IP = ix-or7-27.ix.netcom.com 
ID = RFC-1413 
NAME = - 
DATETIME = 01/Jun/1995 00:02:51 
TIMEZONE = -0600 
METHOD = GET 
DIR: /~ladd/ostriches.html
STATUS = 200 
MB = 205908 
WEB = -
FROM = Mozilla/5.0 (X11; U; Linux i686; es-ES;rv:1.7.5)

So, each field's value can be text or -. I have trying many ways of including it but I do not achieve that.

I have tryed splitting each line using space separator, but this not work due to each line can have different number of spaces. Also using -,... But I did not get it work due to data lenght is variable.

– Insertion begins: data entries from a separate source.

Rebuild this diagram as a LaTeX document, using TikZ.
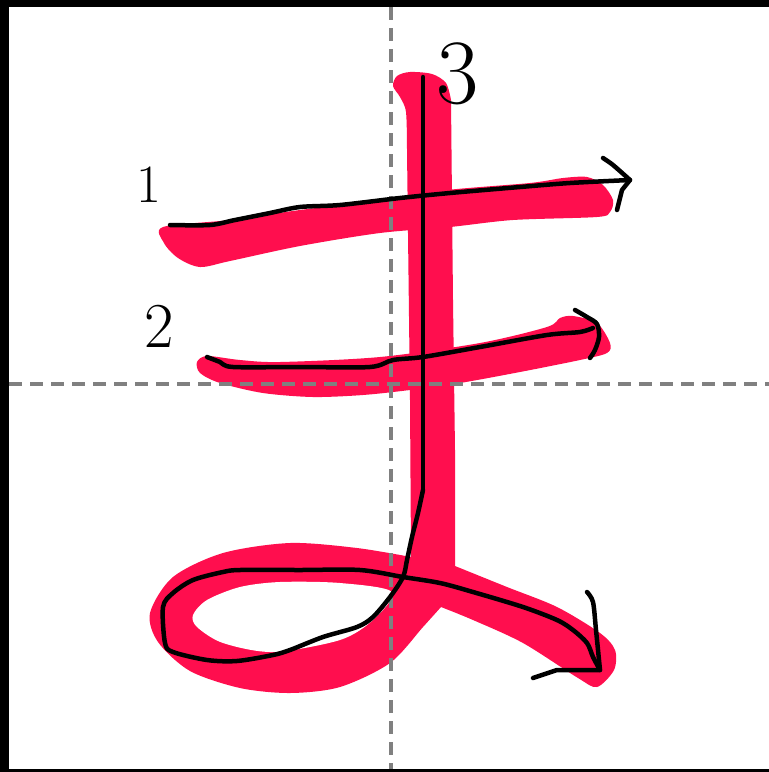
\documentclass[tikz,border=0pt]{standalone}
\definecolor{strokered}{RGB}{255,14,78}
\definecolor{guidegray}{RGB}{128,128,128}
\begin{document}
\begin{tikzpicture}[x=1pt,y=-1pt,
  redstroke/.style={fill=strokered, draw=none},
  guide/.style={draw=guidegray, line width=4.2pt, dash pattern=on 13pt off 8pt},
  trace/.style={draw=black, line width=4.5pt, line cap=round, line join=round},
  numlabel/.style={text=black, inner sep=0pt}]
\useasboundingbox (0,0) rectangle (769,772);
\fill[white] (0,0) rectangle (769,772);

% stroke 1 (upper horizontal)
\fill[redstroke] plot[smooth cycle] coordinates {(163,227) (230,220) (300,210) (380,200) (447,190) (530,183) (563,178) (587,177) (603,185) (613,200) (610,212) (597,217) (513,220) (450,227) (380,233) (300,246) (230,261) (200,267) (178,258) (164,243)};

% stroke 2 (lower horizontal)
\fill[redstroke] plot[smooth cycle] coordinates {(197,362) (207,356) (240,360) (280,362) (380,357) (480,343) (547,327) (560,318) (573,316) (597,323) (610,343) (607,353) (580,360) (520,372) (460,383) (410,390) (363,395) (313,397) (263,393) (220,383) (200,373)};

% stroke 3 (vertical with loop and tail)
\fill[redstroke] plot[smooth] coordinates {(407,150) (406,112) (400,97) (393,86) (397,76) (410,72) (432,74) (446,83) (451,100)}
  -- (453,300) -- (455,450)
  -- plot[smooth] coordinates {(455,566) (507,587) (557,607) (600,633) (615,650) (614,670) (597,687) (578,678) (523,643) (473,620) (441,607)}
  -- plot[smooth] coordinates {(441,607) (423,627) (390,663) (340,687) (290,693) (240,688) (190,671) (158,642) (150,613) (173,577) (223,553) (290,543) (357,548) (411,557)}
  -- (410,400) -- cycle;
\fill[white] plot[smooth cycle] coordinates {(392,592) (373,620) (340,640) (273,652) (223,643) (197,627) (193,615) (207,600) (240,587) (280,582) (340,583)};

% guide lines
\draw[guide] (391,7) -- (391,769);
\draw[guide] (9,384) -- (769,384);

% frame
\fill[black] (0,0) rectangle (769,7);
\fill[black] (0,0) rectangle (9,772);
\fill[black] (0,769) rectangle (769,772);

% stroke traces
\coordinate (t1s) at (170,225);
\coordinate (t1e) at (630,180);
\draw[trace] plot[smooth] coordinates {(170,225) (210,225) (235,220) (270,213) (300,207) (340,205) (400,198) (450,193) (520,187) (570,183) (630,180)};
\draw[trace] plot[smooth] coordinates {(603,158) (613,165) (630,180)} -- (622,190) -- (617,210);

\coordinate (t2s) at (207,357);
\coordinate (t2e) at (593,328);
\draw[trace] plot[smooth] coordinates {(207,357) (220,362) (233,367) (300,367) (370,367) (393,360) (423,357) (480,347) (547,335) (580,332) (593,328)};
\draw[trace] plot[smooth] coordinates {(575,310) (587,317) (597,324) (599,337) (595,350) (590,358)};

\coordinate (t3s) at (423,77);
\coordinate (t3e) at (600,670);
\draw[trace] (t3s) -- (423,490);
\draw[trace] plot[smooth] coordinates {(423,490) (418,513) (412,537) (407,560) (403,577) (390,597) (373,617) (357,627) (323,637) (290,650) (273,655) (237,661) (207,660) (173,652) (165,643) (163,607) (173,593) (193,580) (223,572) (240,570) (300,570) (360,570) (403,577) (440,583) (473,592) (523,607) (557,620) (573,630) (587,643) (593,657) (600,670)};
\draw[trace] plot[smooth] coordinates {(587,592) (593,602) (596,630) (600,670)} -- (557,670) -- (533,678);

% stroke numbers
\node[numlabel, font=\fontsize{54}{54}\selectfont] (n1) at (149,185) {1};
\node[numlabel, font=\fontsize{64}{64}\selectfont] (n2) at (159,326) {2};
\node[numlabel, font=\fontsize{92}{92}\selectfont] (n3) at (458,74) {3};
\end{tikzpicture}
\end{document}
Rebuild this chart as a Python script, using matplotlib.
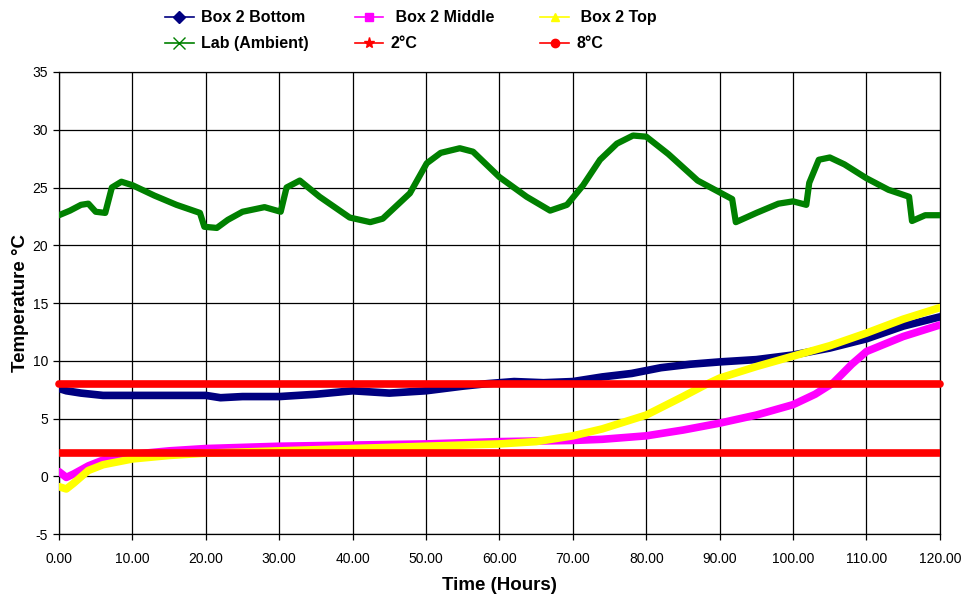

I have tought that maybe doing a RegEx (a pattern) maybe could solve my problem, but I have not get experience in patterns and I do not know how could I do that.

EDIT 1:

If the solution to my problem is a regex pattern should do next:

First parameter: catch all up to space
Second parameter: catch all up to space
Third parameter: catch all up to [
Fourth parameter: catch all up to space
Fifth parameter: catch all up to ]
Sixth parameter: catch all up to space
Seventh parameter: catch all up to space
Eigth parameter: catch all up to space
Nineth parameter: catch all up to space
Tenth parameter: catch all inside "" or -
Eleventh parameter: catch all inside "" or -

Any idea how could I got it?

Thank you.

There are some packages that do this kind of task. Look for them. — Rick James, Dec 13 '18 at 23:25
can you say me an example of these packages? I do not know any — JuMoGar, Dec 14 '18 at 09:38
This might be a use case best suited to one of the data integration tools out there like Talend or others. In those tools you could build an integration job that would connect to your data source (i.e. log file), parse each line using regex, then deliver the parsed output to the output format of your choice (i.e. csv, sql, etc.) where it could then be picked up by QlikSense. Alternatively you might have a look at the QlikSense Regex connector https://help.qlik.com/en-US/connectors/Subsystems/Web_Connectors_help/Content/Connectors_QWC/Data-Source-Connectors/RegEx-Connector.htm — BRM, Jan 09 '19 at 22:38

score 0 · Answer 1 · answered Dec 12 '18 at 22:10

I once had to parse multiple 36GB log files with varying lengths (after splitting on space). Tried RegExp and it worked, but here is very different. You might just have to do line.split(" ").length then check the count, and then do your logic based on that.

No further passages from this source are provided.